“From Boots to Broadway: How Army Veteran Ryan Smith Transformed His Life Into a Captivating Musical Journey”
Ashley
Gotcha, gotcha. So, let’s talk about just the writing of the script a little bit. What does your writing schedule look like? Are you someone that just writes in the morning, you go to Starbucks, you need ambient noise, you have a home office. Just give us a little, shed a little light on sort of what you do to write and what that looks like for you.
Ryan Smith
So, at the time when I wrote this one, again, I was very new to writing a feature-length script. So, it took me about six months to write it. And it was very haphazard. I would write a section. And then once I kind of hit a wall and didn’t know where to go next, I would take it to like three or four people and I would ask them questions like, how do you feel about this? Do you feel like anything’s missing? And it really morphed quite a bit over time. As far as environment, usually, I mean, I’m in my home office here. I would usually sit in my home office and just kind of sit with a cup of coffee and listen. At the time, I wouldn’t play any music or anything like that because I wouldn’t want to be distracted. I would spend time, I think I’ve got the book here, I’d be going through the Hollywood standard trying to make sure that I was putting it in the right format the whole time.
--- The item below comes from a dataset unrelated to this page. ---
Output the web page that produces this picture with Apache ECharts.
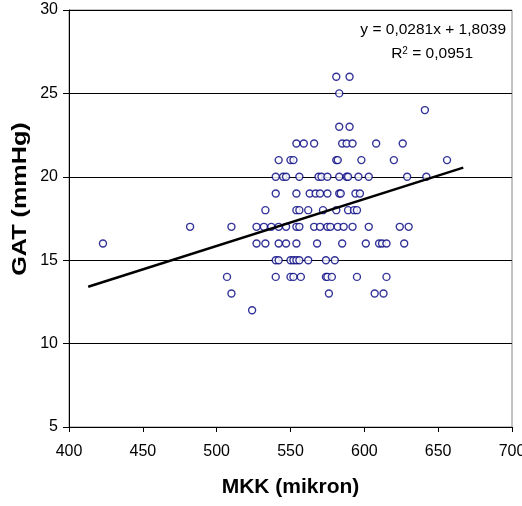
<!DOCTYPE html>
<html>
<head>
<meta charset="utf-8">
<script src="https://cdn.jsdelivr.net/npm/echarts@6/dist/echarts.min.js"></script>
<style>
html,body{margin:0;padding:0;background:#fff;}
#c{width:522px;height:506px;}
</style>
</head>
<body>
<div id="c"></div>
<script>
// MKK (mikron) values grouped by GAT (mmHg) level
var gatLevels = [26, 25, 24, 23, 22, 21, 20, 19, 18, 17, 16, 15, 14, 13, 12];
var mkk26 = [581, 590];
var mkk25 = [583];
var mkk24 = [641];
var mkk23 = [583, 590];
var mkk22 = [554, 559, 566, 585, 588, 592, 608, 626];
var mkk21 = [542, 550, 552, 581, 582, 598, 620, 656];
var mkk20 = [540, 545, 547, 556, 569, 571, 575, 583, 588, 589, 596, 603, 629, 642];
var mkk19 = [540, 554, 563, 567, 570, 575, 583, 584, 594, 597];
var mkk18 = [533, 554, 556, 562, 572, 581, 589, 593, 595];
var mkk17 = [482, 510, 527, 532, 537, 542, 547, 554, 556, 566, 570, 575, 577, 582, 586, 592, 603, 624, 630];
var mkk16 = [423, 527, 533, 542, 547, 554, 568, 585, 601, 610, 612, 615, 627];
var mkk15 = [540, 542, 550, 552, 554, 556, 562, 574, 580];
var mkk14 = [507, 540, 550, 552, 557, 574, 575, 578, 595, 615];
var mkk13 = [510, 576, 607, 613];
var mkk12 = [524];
var mkkGroups = [mkk26, mkk25, mkk24, mkk23, mkk22, mkk21, mkk20, mkk19, mkk18, mkk17, mkk16, mkk15, mkk14, mkk13, mkk12];

// trendline y = 0,0281x + 1,8039
var trendSlope = 0.0281;
var trendIntercept = 1.8039;
var trendX = [413, 667];
var equationText = 'y = 0,0281x + 1,8039';
var r2Text = 'R{sup|2} = 0,0951';
var xTitle = 'MKK (mikron)';
var yTitle = 'GAT (mmHg)';

var xTicks = [400, 450, 500, 550, 600, 650, 700];
var yTicks = [5, 10, 15, 20, 25, 30];

var points = [];
gatLevels.forEach(function (g, i) {
  mkkGroups[i].forEach(function (x) { points.push([x, g]); });
});
var trendData = trendX.map(function (x) { return [x, trendSlope * x + trendIntercept]; });

var FONT = '"Liberation Sans", Arial, sans-serif';
var chart = echarts.init(document.getElementById('c'), null, {renderer: 'canvas'});
chart.setOption({
  animation: false,
  backgroundColor: '#ffffff',
  grid: {left: 69, top: 10, width: 443, height: 417, containLabel: false, outerBoundsMode: 'none',
    show: true, borderColor: '#888', borderWidth: 1, backgroundColor: 'transparent'},
  xAxis: {
    type: 'value', min: xTicks[0], max: xTicks[xTicks.length - 1], interval: 50,
    name: xTitle, nameLocation: 'middle', nameGap: 50,
    nameTextStyle: {fontFamily: FONT, fontSize: 21, fontWeight: 'bold', color: '#000'},
    axisLine: {show: true, onZero: false, lineStyle: {color: '#000', width: 1}},
    axisTick: {show: true, inside: false, length: 5, lineStyle: {color: '#000'}},
    axisLabel: {fontFamily: FONT, fontSize: 16, color: '#000', margin: 17, hideOverlap: false},
    splitLine: {show: false}
  },
  yAxis: {
    type: 'value', min: yTicks[0], max: yTicks[yTicks.length - 1], interval: 5,
    axisLine: {show: true, onZero: false, lineStyle: {color: '#000', width: 1}},
    axisTick: {show: true, inside: false, length: 6, lineStyle: {color: '#000'}},
    axisLabel: {fontFamily: FONT, fontSize: 16, color: '#000', margin: 11},
    splitLine: {show: true, lineStyle: {color: '#000', width: 1}}
  },
  series: [
    {
      type: 'scatter', data: points, symbol: 'circle', symbolSize: 7,
      itemStyle: {color: '#ffffff', borderColor: '#000080', borderWidth: 1.4},
      z: 3
    },
    {
      type: 'line', data: trendData, showSymbol: false, symbol: 'none',
      lineStyle: {color: '#000', width: 2.5}, z: 4, silent: true
    }
  ],
  graphic: [
    {type: 'text', x: 506, y: 30, style: {text: equationText, font: '15.5px ' + FONT, fill: '#000', textAlign: 'right', textVerticalAlign: 'middle'}},
    {type: 'text', x: 473, y: 54, style: {text: r2Text, font: '15.5px ' + FONT, fill: '#000', textAlign: 'right', textVerticalAlign: 'middle',
      rich: {sup: {fontSize: 10, verticalAlign: 'top', lineHeight: 10, padding: [0, 0, 8, 0], fontFamily: FONT}}}},
    {type: 'text', x: 20.5, y: 199, rotation: Math.PI / 2, scaleX: 1.2,
      style: {text: yTitle, font: 'bold 21px ' + FONT, fill: '#000', textAlign: 'center', textVerticalAlign: 'middle'}}
  ]
});
</script>
</body>
</html>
I was very concerned with trying to make sure that I was putting it in a format that whenever other people read it, that it would seem right because it was very much a learning experience at the time. Now, since then, actually I’ve done NaNoWriMo a few times now. I’ve actually written two scripts so far where you just start writing and I just write three pages a day and at the end of a month, I’ve written a 90-page script and I just go through. I still very much do it chronologically. I just start at the beginning of the script and I just start writing straight through.